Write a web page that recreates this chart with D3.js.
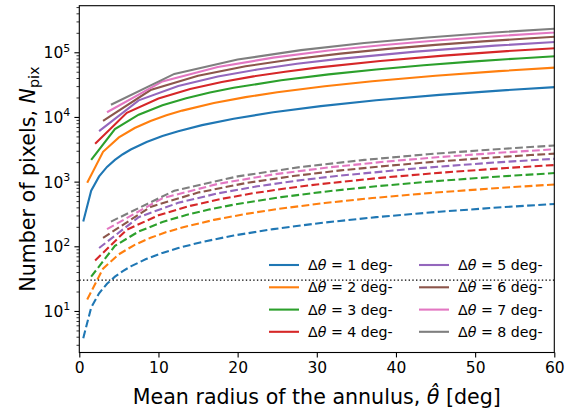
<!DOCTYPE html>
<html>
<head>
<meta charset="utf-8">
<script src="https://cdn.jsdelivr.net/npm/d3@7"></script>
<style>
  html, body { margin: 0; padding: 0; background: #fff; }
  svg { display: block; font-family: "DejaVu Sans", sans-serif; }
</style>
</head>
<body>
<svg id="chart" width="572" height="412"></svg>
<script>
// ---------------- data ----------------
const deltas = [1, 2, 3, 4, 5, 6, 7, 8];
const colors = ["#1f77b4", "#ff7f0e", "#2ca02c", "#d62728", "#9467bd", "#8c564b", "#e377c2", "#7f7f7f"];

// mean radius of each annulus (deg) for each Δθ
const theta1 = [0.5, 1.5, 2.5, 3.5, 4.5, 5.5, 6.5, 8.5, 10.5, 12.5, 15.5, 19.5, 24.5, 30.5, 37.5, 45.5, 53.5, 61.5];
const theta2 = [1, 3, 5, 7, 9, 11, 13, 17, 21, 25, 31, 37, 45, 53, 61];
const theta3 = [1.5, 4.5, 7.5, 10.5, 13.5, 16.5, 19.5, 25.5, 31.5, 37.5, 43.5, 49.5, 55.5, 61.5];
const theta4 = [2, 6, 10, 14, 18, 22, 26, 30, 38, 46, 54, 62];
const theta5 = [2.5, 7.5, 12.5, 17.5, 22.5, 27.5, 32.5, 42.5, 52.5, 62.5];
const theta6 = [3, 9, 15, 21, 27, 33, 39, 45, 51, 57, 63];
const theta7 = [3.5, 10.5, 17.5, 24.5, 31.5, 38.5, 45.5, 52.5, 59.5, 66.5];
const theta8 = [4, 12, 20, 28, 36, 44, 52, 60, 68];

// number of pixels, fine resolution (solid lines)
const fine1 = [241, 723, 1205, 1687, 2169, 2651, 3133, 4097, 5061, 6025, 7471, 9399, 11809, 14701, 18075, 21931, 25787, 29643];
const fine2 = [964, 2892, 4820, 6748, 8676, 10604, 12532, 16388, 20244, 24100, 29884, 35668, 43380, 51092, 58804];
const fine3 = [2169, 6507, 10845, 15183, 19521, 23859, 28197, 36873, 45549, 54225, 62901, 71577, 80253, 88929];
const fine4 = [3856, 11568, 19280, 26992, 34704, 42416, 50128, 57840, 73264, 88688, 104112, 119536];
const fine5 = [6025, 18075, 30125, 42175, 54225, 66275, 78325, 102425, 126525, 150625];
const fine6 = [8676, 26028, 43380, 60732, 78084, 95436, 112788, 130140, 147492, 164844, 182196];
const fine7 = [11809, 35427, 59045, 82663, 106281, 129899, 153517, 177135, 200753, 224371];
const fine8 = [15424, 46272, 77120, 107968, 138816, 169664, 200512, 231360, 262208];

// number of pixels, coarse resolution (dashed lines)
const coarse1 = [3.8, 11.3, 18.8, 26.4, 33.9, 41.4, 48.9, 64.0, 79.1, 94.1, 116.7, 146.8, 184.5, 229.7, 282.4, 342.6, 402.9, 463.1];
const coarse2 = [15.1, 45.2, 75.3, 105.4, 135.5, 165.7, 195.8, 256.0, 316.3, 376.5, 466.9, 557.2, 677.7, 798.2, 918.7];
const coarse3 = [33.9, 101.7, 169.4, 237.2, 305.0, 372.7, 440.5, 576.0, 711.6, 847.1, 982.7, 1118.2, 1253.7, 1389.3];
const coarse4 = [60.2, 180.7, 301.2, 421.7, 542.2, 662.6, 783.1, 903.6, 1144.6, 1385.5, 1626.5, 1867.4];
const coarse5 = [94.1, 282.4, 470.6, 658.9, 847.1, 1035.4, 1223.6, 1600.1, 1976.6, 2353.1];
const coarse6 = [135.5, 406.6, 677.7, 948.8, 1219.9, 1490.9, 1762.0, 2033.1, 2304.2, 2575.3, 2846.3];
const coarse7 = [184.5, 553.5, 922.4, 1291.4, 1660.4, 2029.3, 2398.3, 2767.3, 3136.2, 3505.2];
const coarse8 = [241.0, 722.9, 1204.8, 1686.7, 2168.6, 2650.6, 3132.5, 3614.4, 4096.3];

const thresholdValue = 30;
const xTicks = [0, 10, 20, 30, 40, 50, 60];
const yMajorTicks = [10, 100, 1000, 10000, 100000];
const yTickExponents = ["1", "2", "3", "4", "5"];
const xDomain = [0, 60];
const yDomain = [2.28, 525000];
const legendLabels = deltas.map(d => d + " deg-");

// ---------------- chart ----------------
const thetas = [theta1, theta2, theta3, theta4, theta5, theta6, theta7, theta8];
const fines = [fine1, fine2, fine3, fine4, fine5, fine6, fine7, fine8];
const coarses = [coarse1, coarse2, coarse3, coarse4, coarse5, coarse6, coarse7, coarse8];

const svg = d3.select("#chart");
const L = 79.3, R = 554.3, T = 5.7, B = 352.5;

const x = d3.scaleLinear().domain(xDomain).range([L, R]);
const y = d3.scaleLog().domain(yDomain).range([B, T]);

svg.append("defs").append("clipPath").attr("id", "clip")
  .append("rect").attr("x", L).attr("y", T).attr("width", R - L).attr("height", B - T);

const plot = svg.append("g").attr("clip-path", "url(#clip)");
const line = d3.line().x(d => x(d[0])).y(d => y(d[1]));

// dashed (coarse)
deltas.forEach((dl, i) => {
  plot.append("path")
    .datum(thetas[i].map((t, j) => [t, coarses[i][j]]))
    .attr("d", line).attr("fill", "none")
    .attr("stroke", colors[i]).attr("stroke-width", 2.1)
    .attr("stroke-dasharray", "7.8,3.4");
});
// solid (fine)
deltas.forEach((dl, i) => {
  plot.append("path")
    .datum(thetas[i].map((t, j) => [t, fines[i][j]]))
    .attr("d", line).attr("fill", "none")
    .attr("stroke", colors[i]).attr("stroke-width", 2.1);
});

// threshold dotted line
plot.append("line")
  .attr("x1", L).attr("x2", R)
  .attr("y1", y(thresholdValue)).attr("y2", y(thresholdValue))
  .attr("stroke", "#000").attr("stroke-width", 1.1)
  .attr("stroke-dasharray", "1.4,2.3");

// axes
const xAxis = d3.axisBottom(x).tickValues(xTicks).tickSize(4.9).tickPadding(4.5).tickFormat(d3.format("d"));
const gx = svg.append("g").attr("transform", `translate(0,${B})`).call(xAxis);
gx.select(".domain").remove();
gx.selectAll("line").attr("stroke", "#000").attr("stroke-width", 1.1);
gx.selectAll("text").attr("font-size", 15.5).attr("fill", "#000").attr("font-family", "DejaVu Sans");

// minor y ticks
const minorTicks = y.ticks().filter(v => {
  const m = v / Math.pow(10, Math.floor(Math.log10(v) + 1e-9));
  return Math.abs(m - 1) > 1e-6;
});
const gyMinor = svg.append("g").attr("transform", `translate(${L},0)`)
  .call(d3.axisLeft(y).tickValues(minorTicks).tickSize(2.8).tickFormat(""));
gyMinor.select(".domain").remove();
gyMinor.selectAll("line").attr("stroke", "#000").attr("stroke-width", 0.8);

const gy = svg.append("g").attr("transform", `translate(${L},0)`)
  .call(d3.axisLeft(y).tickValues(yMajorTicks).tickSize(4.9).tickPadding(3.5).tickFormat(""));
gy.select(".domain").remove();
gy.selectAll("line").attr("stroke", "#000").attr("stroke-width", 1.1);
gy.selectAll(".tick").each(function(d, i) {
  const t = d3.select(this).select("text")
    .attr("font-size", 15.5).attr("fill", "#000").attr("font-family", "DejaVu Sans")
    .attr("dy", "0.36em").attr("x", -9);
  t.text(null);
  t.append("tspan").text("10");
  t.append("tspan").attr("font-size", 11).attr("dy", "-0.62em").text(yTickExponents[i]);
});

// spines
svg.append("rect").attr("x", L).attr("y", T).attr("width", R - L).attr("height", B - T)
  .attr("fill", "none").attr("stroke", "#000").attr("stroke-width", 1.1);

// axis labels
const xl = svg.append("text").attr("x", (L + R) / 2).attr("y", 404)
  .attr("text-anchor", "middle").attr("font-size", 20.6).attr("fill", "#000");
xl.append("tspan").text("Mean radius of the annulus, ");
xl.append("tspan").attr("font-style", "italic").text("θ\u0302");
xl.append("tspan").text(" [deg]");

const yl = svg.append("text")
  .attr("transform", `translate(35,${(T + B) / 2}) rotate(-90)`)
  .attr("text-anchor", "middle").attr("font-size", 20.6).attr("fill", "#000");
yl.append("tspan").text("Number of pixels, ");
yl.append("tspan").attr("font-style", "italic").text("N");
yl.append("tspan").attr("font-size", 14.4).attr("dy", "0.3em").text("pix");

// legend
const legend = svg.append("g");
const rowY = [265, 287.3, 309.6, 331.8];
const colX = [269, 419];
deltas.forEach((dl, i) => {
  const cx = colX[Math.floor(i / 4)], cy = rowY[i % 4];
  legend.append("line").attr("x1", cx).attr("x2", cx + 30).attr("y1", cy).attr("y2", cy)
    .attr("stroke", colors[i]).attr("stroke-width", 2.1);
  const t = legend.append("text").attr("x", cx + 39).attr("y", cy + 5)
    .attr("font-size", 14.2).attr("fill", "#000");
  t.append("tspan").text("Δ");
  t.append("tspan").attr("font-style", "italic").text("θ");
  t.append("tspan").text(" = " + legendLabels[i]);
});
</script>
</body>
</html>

####

# [Set exercise]
Pull out all lines from the listing that contain the string "this".

# [Correct result]
Write a web page that recreates this chart with D3.js.
  const t = d3.select(this).select("text")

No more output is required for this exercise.